Some of the views expressed in the following notes on newly approved products should be regarded as preliminary, as there may have been limited published data at the time of publication, and little experience in Australia of their safety or efficacy. However, the Editorial Executive Committee believes that comments made in good faith at an early stage may still be of value. Before new drugs are prescribed, the Committee believes it is important that more detailed information is obtained from the manufacturer's approved product information, a drug information centre or some other appropriate source.

Zyban (Glaxo Wellcome)
150 mg sustained-release tablets
Approved indication: nicotine dependence
Australian Medicines Handbook Section 18.6.2

Bupropion is not a new drug. It was approved in the USA for the treatment of depression more than 10 years ago. The antidepressant effect probably involves the drug's action on neurotransmitters. These actions may also help smokers to quit; depressed smokers gave up smoking during the clinical trials of bupropion.

To study the usefulness of bupropion in assisting smoking cessation, 615 smokers were enrolled in a randomised placebo-controlled trial. All the participants were given counselling in addition to drug treatment. After seven weeks of treatment, 19% of the placebo group had given up smoking. In the bupropion group the success rate increased with the dose. Approximately 29% of those taking 100 mg daily gave up, compared with 39% of those taking 150 mg and 44%of those taking 300 mg. All the participants put on weight, but the least weight gain (1.5 kg) was in the patients taking the highest (300 mg) dose of bupropion.1

Bupropion has also been compared with nicotine patches. In this trial 244people were randomised to take bupropion, 244 used a nicotine patch, 245 used both medications and 160 were given placebos. During the nine weeks of treatment the participants were also counselled. When the participants were reviewed after six months, 35% of the bupropion group had stopped smoking compared with21% of those using the nicotine patch and 19% of the placebo group. In the combined treatment group, 39% had stopped smoking. Treatment with bupropion alone, or in combination with a nicotine patch, was significantly better than treatment with the patch alone.2

Patients begin bupropion when they are still smoking. They start with 150mg once a day, and after three days they take 150 mg twice a day. Smoking should stop in the second week of treatment. If the patient is still smoking after seven weeks they are unlikely to benefit by continuing bupropion.

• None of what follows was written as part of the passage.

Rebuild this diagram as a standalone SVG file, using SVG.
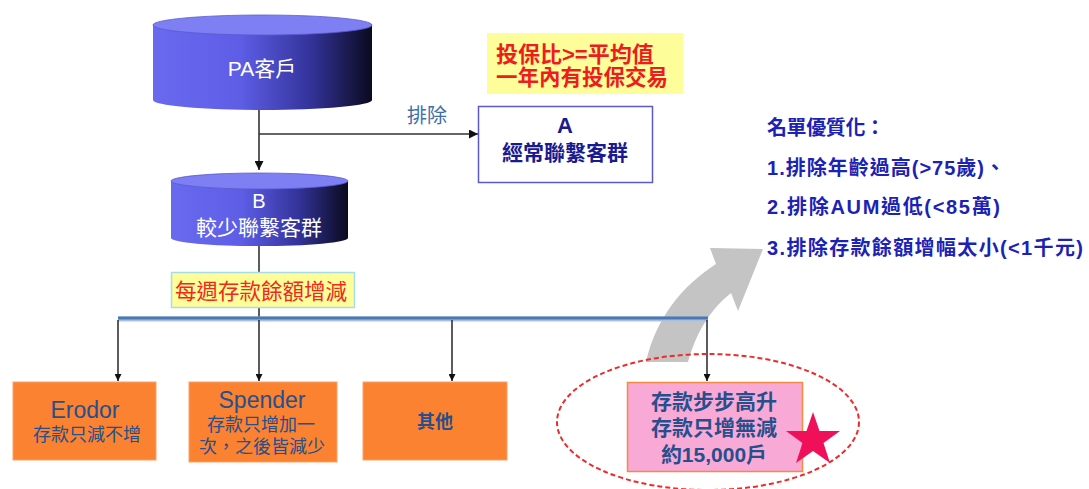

There is extensive first-pass metabolism and metabolism is the main method of clearance. Less than 1% of the drug is excreted unchanged in the urine. Bupropion is metabolised by cytochrome P450 2B6. Although clinical interactions have not been studied, caution is needed when prescribing other drugs metabolized by this system. The metabolism of bupropion may be altered by drugs such as phenytoin and carbamazepine. There is a risk of seizures, so bupropion is contraindicated in patients with epilepsy or other conditions which alter the seizure threshold.

The drug's effect on neurotransmitters may cause insomnia as an adverse effect. In clinical trials 40% of patients complained of insomnia. Other complaints included altered concentration, anxiety and dizziness. Some patients will experience nausea and a dry mouth. Severe allergic reactions have also been reported. In the comparative study2 approximately 12% of the people taking bupropion stopped treatment because of its adverse effects.

As with other interventions for smoking, the effectiveness of bupropion declines with time. A year after the start of the placebo-controlled trial 23% of those given bupropion had not resumed smoking.1 In the comparative trial 30% of the bupropion group were still abstinent after one year.2

Bupropion has only been approved for short-term use by patients who are committed to stopping smoking. It should always be used in conjunction with counselling.